It wasn’t even half an acre of land, but it had our name to it and the acreage stretched when the shoreline waned because somebody decided to drain the lake or we didn’t get enough rain that year. It was my favorite patch of dirt and rocks and grass on the planet.
I knew it like a friend; preferred sore feet from jagged rocks and brittle shelled oak leaves to wearing shoes because you don’t wear shoes where God meets earth.
But I wasn’t a terrified Moses. I was Jesus in the temple. I knew where I belonged.
Here was the tall grass we stamped down to make houses and the patch of worn dirt where I fell off the tire swing and the tree I lounged on a few times, but claimed as “my spot” for reading and writing and staring into the distance romantically like a normal eleven year old.
When I wanted to explore, the land opened up secret treasures. When I needed to hide, she provided that, too. When I was lonely or scared or so mad I could scream, I found refuge and comfort in worn paths and curves like arms. When I was excited or in love or ready for adventure, she celebrated with me. Whatever I was or whoever I was becoming, I was home.
Leaving felt necessary at the time and I didn’t think to say goodbye. I would be back; I would bring my husband there, someday my children, and I’d show them the gifts I’d spent my life finding and set them loose to find their own.
When the divorce happened and so many things shattered, that piece of land was just another casualty. I lost pictures and toys and my wedding dress alongside stability and trust and some part of foundation. I didn’t have the muscles to carry the loss of access to that point on the earth so I buried it deep in my own soil and the whirlwind of things lost piled debris on top of it.
Recently we’ve been going to this piece of raw land just to explore it. We cram into the van excitedly and we burst out of it when we get there. Our dog, Oliver, bounds around, no leash to hold him back. We traipse through the thick woods and stare at rocks.

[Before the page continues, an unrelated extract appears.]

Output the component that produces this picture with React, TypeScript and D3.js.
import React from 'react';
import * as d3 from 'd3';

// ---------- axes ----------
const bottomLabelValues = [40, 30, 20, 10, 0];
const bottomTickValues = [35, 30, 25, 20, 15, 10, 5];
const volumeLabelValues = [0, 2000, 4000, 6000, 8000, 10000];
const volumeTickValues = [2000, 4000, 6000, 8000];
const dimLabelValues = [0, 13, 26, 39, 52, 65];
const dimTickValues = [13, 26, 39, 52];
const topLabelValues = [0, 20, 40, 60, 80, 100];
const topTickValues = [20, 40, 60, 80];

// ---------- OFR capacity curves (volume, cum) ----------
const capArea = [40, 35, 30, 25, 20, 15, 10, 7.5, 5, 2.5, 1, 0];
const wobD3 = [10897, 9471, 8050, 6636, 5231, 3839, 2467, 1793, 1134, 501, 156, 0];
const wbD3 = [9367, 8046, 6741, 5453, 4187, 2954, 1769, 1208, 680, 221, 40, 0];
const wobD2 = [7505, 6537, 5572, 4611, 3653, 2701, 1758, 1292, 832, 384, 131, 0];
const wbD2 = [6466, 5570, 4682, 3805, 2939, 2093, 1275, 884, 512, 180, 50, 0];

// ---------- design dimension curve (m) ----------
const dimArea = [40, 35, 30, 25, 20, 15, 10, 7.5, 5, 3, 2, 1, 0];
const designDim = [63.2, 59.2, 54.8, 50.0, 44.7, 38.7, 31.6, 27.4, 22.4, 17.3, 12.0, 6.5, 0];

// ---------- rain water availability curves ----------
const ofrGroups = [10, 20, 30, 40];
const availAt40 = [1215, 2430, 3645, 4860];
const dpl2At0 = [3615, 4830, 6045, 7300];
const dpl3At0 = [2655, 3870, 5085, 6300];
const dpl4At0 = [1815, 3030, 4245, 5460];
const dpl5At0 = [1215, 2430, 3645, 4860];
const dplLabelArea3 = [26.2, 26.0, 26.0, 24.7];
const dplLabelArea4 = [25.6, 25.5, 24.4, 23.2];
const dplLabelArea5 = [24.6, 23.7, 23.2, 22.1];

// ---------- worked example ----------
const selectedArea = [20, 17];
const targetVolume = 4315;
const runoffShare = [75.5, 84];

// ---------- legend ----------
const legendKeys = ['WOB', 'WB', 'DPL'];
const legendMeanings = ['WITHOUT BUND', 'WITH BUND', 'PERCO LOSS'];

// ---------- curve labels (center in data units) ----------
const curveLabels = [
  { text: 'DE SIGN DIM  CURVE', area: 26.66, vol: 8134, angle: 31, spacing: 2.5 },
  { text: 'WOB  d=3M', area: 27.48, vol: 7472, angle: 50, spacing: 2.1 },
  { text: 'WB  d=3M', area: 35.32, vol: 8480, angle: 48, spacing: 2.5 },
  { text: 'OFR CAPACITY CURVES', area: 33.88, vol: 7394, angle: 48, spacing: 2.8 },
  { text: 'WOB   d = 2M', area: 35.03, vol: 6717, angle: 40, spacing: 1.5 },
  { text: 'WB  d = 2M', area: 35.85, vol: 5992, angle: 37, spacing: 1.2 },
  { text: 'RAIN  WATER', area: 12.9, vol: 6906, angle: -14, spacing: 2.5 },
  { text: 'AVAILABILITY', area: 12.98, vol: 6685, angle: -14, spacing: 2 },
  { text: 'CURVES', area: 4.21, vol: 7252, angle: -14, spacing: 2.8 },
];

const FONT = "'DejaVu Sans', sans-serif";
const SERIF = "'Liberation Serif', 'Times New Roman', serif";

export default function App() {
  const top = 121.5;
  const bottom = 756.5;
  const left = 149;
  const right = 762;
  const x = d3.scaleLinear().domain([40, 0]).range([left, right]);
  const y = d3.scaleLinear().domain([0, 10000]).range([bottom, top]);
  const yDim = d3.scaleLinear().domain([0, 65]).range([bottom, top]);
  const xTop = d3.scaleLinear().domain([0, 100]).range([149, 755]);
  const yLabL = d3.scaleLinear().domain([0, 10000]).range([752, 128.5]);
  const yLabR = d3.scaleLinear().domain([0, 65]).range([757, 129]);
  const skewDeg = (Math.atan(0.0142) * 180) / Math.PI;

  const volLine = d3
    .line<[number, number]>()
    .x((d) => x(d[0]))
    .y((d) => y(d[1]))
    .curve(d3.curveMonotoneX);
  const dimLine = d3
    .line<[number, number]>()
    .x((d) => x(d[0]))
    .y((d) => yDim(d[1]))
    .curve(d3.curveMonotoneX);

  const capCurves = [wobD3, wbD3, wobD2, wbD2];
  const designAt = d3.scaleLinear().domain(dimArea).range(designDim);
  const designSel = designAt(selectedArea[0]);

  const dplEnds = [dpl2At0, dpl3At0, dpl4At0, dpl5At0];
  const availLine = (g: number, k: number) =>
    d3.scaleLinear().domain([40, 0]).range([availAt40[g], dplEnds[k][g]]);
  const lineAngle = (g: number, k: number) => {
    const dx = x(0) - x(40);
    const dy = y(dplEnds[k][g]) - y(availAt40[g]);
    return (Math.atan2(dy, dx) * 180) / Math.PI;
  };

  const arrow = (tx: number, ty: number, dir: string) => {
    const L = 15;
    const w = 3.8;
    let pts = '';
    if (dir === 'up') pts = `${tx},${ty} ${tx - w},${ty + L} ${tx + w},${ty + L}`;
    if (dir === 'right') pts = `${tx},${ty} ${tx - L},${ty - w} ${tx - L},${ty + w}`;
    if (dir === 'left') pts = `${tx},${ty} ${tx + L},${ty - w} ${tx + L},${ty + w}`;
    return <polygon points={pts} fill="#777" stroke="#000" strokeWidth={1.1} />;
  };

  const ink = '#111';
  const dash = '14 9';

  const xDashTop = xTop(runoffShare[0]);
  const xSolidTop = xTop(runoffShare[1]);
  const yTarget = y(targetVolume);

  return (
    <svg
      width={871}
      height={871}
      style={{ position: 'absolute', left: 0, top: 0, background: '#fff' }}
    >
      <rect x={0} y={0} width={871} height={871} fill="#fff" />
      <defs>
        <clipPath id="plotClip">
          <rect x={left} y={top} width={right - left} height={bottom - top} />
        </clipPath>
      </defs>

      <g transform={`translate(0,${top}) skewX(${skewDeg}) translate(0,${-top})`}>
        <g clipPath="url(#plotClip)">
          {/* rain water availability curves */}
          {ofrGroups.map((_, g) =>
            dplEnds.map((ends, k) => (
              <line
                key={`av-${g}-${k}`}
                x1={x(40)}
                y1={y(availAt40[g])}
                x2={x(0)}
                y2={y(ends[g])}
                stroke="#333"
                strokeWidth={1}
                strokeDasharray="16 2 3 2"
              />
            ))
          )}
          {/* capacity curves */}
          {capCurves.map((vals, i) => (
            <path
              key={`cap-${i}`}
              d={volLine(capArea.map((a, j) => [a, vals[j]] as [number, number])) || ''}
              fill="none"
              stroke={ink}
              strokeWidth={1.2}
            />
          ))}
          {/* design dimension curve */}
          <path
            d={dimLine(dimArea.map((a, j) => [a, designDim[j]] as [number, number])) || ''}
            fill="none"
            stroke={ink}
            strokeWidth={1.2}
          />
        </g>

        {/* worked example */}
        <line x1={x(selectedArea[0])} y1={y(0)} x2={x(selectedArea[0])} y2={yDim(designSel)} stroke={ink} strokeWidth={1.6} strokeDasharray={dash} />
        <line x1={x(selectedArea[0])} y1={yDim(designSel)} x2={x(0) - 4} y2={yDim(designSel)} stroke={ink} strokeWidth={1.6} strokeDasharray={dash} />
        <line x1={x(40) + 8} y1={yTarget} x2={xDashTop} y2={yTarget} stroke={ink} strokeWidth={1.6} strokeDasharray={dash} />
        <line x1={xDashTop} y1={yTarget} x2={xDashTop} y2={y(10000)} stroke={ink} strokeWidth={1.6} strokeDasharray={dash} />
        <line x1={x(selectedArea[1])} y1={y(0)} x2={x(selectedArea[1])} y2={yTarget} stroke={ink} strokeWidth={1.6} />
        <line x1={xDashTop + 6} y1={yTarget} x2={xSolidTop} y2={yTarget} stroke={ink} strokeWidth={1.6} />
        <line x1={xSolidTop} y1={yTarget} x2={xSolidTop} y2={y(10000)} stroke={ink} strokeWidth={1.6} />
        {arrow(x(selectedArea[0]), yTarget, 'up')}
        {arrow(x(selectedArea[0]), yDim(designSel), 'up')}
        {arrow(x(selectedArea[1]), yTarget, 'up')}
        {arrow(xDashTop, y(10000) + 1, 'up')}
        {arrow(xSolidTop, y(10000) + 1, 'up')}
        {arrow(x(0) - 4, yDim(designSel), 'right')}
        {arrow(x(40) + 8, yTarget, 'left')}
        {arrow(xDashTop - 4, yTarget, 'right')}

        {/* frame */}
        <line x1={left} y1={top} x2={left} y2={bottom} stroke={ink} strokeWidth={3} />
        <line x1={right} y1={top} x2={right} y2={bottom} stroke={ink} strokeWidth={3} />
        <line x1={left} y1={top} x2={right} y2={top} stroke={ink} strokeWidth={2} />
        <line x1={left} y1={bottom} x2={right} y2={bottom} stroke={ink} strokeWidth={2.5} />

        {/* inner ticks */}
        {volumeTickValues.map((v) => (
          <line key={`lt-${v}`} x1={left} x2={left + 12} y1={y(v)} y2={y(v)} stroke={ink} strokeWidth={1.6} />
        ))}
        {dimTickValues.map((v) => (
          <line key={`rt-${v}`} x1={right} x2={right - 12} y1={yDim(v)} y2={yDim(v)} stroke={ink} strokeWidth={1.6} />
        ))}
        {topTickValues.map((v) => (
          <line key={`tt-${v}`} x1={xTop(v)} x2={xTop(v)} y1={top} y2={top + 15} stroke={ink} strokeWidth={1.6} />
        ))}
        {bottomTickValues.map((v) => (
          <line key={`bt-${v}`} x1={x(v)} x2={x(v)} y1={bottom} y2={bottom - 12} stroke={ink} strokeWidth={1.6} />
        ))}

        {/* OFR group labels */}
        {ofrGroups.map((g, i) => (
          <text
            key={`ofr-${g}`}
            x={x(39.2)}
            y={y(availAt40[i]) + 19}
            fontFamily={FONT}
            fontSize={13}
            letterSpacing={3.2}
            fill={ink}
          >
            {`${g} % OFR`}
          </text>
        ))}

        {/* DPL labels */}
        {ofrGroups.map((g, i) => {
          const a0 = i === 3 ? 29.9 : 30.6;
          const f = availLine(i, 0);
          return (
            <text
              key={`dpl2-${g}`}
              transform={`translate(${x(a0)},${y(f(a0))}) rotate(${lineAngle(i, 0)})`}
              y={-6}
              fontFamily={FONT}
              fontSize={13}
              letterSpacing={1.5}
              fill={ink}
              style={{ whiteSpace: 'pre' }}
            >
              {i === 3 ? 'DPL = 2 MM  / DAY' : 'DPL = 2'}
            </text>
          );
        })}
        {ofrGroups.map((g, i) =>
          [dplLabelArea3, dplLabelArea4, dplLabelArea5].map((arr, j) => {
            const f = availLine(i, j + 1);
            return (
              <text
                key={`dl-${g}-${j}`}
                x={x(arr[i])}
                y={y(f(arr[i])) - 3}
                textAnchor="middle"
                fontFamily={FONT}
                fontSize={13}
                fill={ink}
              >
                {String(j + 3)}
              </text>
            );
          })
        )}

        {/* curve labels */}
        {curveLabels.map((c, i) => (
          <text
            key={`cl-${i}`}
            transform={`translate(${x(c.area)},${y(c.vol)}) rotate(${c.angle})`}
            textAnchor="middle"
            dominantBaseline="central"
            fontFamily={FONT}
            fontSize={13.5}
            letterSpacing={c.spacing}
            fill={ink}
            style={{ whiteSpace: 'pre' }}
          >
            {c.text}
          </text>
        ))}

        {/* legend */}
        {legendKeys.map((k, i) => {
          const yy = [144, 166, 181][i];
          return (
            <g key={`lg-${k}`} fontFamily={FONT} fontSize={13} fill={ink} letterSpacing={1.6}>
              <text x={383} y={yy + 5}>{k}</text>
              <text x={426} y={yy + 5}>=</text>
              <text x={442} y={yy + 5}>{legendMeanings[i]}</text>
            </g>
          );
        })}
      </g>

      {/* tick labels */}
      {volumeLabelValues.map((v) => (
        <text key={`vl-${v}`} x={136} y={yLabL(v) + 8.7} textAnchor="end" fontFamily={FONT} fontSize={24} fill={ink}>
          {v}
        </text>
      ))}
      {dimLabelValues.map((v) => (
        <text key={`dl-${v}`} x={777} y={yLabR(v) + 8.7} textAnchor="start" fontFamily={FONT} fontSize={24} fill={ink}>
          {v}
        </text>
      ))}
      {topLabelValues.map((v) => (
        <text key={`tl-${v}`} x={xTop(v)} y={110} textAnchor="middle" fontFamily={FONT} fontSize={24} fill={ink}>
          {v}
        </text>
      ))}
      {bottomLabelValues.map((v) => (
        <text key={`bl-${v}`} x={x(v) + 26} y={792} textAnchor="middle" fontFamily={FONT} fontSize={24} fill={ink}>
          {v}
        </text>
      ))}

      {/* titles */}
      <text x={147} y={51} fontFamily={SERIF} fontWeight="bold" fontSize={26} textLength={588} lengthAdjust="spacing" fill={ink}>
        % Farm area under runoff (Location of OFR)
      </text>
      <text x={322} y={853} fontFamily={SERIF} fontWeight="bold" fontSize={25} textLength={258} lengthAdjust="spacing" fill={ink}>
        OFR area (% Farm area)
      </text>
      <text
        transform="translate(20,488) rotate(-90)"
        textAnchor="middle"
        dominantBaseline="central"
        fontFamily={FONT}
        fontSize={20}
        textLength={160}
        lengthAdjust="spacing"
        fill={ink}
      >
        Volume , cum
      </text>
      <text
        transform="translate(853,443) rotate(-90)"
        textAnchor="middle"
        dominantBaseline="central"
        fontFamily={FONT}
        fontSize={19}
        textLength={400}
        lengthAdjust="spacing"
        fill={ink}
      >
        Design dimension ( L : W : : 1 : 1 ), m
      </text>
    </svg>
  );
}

The first time we went my toe was broken and it was raining so I held onto Gabe while he led me slowly through and slipping in the mud, having to be lifted over felled logs, limping on paths that were barely there, I was in heaven.

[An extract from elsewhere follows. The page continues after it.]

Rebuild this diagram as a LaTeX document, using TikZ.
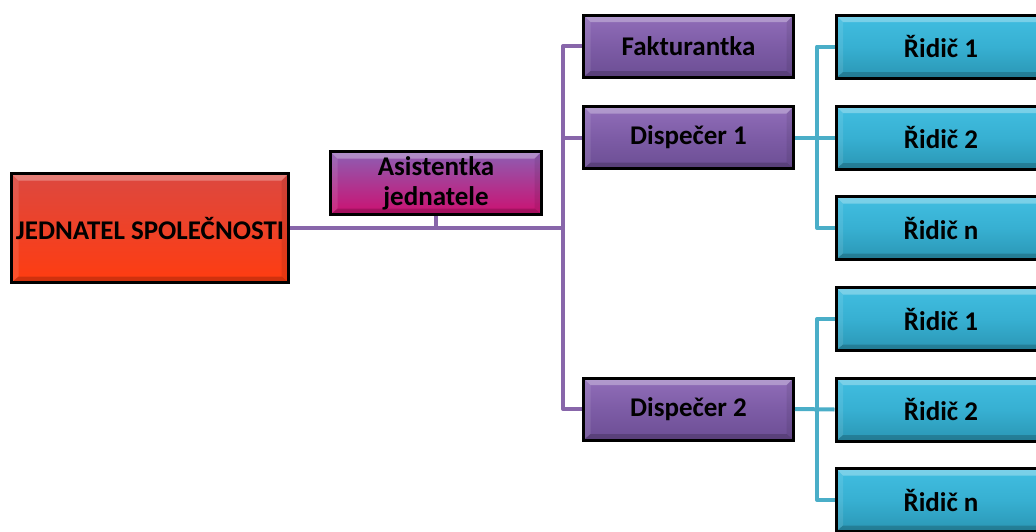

The second time we went I was able to go further. I made it into a clearing with a creek bed stretching toward the mountains and the moment I stepped into the sunlight, smelled the wet dirt near the water, I was nine—or six, or eight or eleven— and I knew my friend again.

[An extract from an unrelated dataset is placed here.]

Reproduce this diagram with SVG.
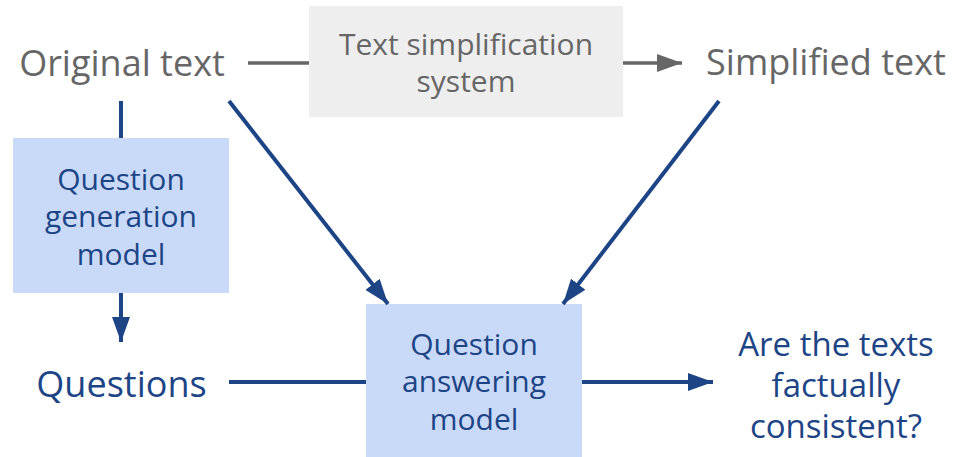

I am experiencing the gift of the earth opening herself up to me again. I’m discovering her secrets. Each time we go, I feel more familiar and can almost hear the trees and rocks greet us. When I’m away from her—on the tiny patch of earth in the city where my favorite people live and my favorite things happen—a part of my heart is there and safe and held. There is a place here in this world, a physical place with smells and sounds and bear shit, that is hospitable to me, that welcomes me and my family, that shares secrets and provides rest.
In that spot, I know I belong here. On earth. Wherever I am. That whatever else is happening, whatever pressures and stressors we face, there is a quiet creek that waits for me to visit; doesn’t need me to, just as the little stretch of land I grew up on didn’t need me, but welcomed me nonetheless.
When things out of my control stack up and teeter, I know there is a wild that welcomes me, out of my control, but invitation extended. In that place I remember that I’m a part of this whole breathtaking creation—a part and a partner and mostly, a friend.